A societal challenge today is the urgency to develop and adapt to more sustainable approaches to the amount of material artefacts we surround ourselves with. Clothes are no exception; they are products of a global market system, draining the understanding of what clothes can be. There is, however, an alternative quiet sustainability (Smith & Jehlicka, 2013) rooted in alternative and personal contexts, but of which we lack explicit knowledge (Fletcher, 2015).

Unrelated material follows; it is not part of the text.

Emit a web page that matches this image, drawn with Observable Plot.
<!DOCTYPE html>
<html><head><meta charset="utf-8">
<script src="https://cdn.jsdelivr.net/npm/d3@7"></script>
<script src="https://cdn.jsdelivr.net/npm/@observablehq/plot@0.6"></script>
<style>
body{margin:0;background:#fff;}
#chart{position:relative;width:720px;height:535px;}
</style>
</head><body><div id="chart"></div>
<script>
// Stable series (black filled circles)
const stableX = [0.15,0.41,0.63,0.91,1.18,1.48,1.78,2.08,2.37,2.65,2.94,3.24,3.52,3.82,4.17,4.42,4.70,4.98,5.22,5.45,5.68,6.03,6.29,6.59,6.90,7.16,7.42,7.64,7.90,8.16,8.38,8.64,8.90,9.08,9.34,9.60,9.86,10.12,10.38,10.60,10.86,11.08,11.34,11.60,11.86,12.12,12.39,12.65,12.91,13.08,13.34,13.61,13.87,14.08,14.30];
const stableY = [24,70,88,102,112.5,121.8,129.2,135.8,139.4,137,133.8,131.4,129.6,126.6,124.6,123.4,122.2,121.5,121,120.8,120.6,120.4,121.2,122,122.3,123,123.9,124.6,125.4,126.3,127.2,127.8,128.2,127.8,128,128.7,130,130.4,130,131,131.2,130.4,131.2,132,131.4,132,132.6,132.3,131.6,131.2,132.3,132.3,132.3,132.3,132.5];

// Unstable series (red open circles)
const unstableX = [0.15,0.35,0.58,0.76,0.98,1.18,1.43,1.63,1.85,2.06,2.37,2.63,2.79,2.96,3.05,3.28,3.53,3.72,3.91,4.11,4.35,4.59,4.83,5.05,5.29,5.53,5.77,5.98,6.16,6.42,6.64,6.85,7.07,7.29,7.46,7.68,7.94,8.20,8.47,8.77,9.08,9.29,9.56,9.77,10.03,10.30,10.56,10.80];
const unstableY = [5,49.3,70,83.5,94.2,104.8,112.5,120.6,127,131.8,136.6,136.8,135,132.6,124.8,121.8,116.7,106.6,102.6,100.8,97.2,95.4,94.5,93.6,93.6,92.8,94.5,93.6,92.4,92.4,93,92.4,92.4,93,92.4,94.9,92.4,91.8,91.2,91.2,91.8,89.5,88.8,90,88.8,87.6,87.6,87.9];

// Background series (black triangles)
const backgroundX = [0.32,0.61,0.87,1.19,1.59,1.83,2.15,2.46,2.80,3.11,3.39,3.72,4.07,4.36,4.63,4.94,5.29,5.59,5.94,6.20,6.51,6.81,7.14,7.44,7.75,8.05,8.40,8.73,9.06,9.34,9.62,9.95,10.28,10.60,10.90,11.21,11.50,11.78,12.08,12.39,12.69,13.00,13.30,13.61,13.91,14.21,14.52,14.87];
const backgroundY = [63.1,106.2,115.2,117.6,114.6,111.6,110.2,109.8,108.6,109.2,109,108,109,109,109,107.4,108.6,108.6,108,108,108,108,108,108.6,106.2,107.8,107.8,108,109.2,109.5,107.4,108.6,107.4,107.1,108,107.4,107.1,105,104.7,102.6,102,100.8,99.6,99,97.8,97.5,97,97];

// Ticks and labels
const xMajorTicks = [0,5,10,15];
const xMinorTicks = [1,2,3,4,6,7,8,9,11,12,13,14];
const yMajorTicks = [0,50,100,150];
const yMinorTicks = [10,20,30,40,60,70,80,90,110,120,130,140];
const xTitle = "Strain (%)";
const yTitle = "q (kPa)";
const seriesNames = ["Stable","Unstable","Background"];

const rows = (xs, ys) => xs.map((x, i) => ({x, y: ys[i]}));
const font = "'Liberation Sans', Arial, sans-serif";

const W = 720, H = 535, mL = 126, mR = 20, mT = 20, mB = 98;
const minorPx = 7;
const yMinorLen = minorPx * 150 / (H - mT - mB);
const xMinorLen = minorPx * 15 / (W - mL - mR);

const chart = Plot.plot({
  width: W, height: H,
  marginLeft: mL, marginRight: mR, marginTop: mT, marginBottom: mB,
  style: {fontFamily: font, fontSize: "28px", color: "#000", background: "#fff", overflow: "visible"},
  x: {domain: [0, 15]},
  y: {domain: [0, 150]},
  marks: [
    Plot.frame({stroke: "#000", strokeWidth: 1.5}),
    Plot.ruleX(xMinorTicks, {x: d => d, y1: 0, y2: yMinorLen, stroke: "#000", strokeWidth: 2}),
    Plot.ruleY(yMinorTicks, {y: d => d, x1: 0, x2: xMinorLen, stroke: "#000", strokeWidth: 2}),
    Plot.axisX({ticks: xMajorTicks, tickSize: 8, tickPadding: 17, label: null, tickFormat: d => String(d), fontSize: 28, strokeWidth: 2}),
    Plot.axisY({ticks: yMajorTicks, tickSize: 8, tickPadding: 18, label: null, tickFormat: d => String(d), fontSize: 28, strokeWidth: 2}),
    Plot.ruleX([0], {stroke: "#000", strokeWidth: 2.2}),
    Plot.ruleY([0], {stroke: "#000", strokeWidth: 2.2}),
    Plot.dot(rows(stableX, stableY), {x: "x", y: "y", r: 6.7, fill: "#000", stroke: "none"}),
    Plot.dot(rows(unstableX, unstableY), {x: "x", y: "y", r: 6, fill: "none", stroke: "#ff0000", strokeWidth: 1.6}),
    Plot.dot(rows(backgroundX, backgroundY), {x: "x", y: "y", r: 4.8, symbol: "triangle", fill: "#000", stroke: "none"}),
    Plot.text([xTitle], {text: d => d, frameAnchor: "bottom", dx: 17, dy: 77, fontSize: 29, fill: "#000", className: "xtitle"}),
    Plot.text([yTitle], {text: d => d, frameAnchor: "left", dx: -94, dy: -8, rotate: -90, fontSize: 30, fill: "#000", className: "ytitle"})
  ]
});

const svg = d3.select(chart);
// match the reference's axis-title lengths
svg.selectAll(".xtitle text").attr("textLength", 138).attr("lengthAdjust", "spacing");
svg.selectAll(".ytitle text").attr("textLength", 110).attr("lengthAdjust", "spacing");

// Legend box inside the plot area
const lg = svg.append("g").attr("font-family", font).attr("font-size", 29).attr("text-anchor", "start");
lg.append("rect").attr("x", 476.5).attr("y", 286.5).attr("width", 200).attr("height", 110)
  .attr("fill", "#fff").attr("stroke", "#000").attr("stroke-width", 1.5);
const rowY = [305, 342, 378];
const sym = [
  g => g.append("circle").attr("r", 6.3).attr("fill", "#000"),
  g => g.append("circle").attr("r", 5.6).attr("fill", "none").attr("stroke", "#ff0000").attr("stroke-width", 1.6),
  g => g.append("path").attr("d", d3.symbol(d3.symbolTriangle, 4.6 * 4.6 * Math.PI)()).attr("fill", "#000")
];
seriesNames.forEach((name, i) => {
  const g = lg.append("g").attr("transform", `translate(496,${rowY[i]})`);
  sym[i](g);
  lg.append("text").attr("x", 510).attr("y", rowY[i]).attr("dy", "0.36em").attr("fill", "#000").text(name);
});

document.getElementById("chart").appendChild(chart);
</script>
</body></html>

Based on a suede jacket, worn by five persons, from the 1950s and onwards, the study explores unspoken strategies and social and relational aspects that takes place in between the jacket and its wearer.
Methodologically, the study draws on memory work (Haug, 2008) and clothing’s tactility, sensuality and ‘memory-bearing’ capacity (Goett, 2016) to map experiences of wearing the jacket and how clothing is knotted into social structures and social relations.
Individual written memories, based on a physical encounter with the jacket, were translated into third person perspective and thereafter analysed collectively to recall and reassess the memories and to find similarities and connections in the stories.
The result shows how the jacket mediates experiences of an intense, context related balancing act between alignment–uniqueness, uncertainty–courage, and attachment–release, but also ethical reflections on the wearers themselves and their responsibility for others during certain periods of their life. The memory work gave insights in the commonality in the garment’s interconnectedness in the social construction of selves.
The responsibility to educate for sustainable development has over time been strengthened within the Nordic countries' education systems. In addition to providing in-depth knowledge of what quiet durability can be, the study contributes to conceivable methods to use in exploring quiet sustainability in teacher education in Crafts. Professional swedish craft teachers for example, find sustainable development, and perhaps especially social sustainability, difficult to teach about (Swedish National Agency for Education, 2015), so method development in the area is needed in both teaching in higher education and in research.
References:
Fletcher, K. (2015). Other fashion systems. I K. Fletcher & M. Tham (Eds.), Routledge handbook of sustainability and fashion. (pp. 15–24). Routledge.
Goett, S. (2016). Materials, memories and metaphors: the textile self recollected. I J. Jefferies, D. Wood
Conroy & H. Clarc (Eds.), The handbook of textile culture (pp. 121–136). Bloomsbury.
Haug, F. (2008). Memory work. Australian Feminist Studies, 23(58), 537 –541.
Smith, J., & Jehlicka, P. (2013). Quiet sustainability: fertile lessons from Europe’s productive gardeners. Journal of Rural Studies, 32, 148–157.
Swedish National Agency for Education. (2015). Slöjd i grundskolan: En nationell ämnesutvärdering i årskurs 6 och 9. Skolverket.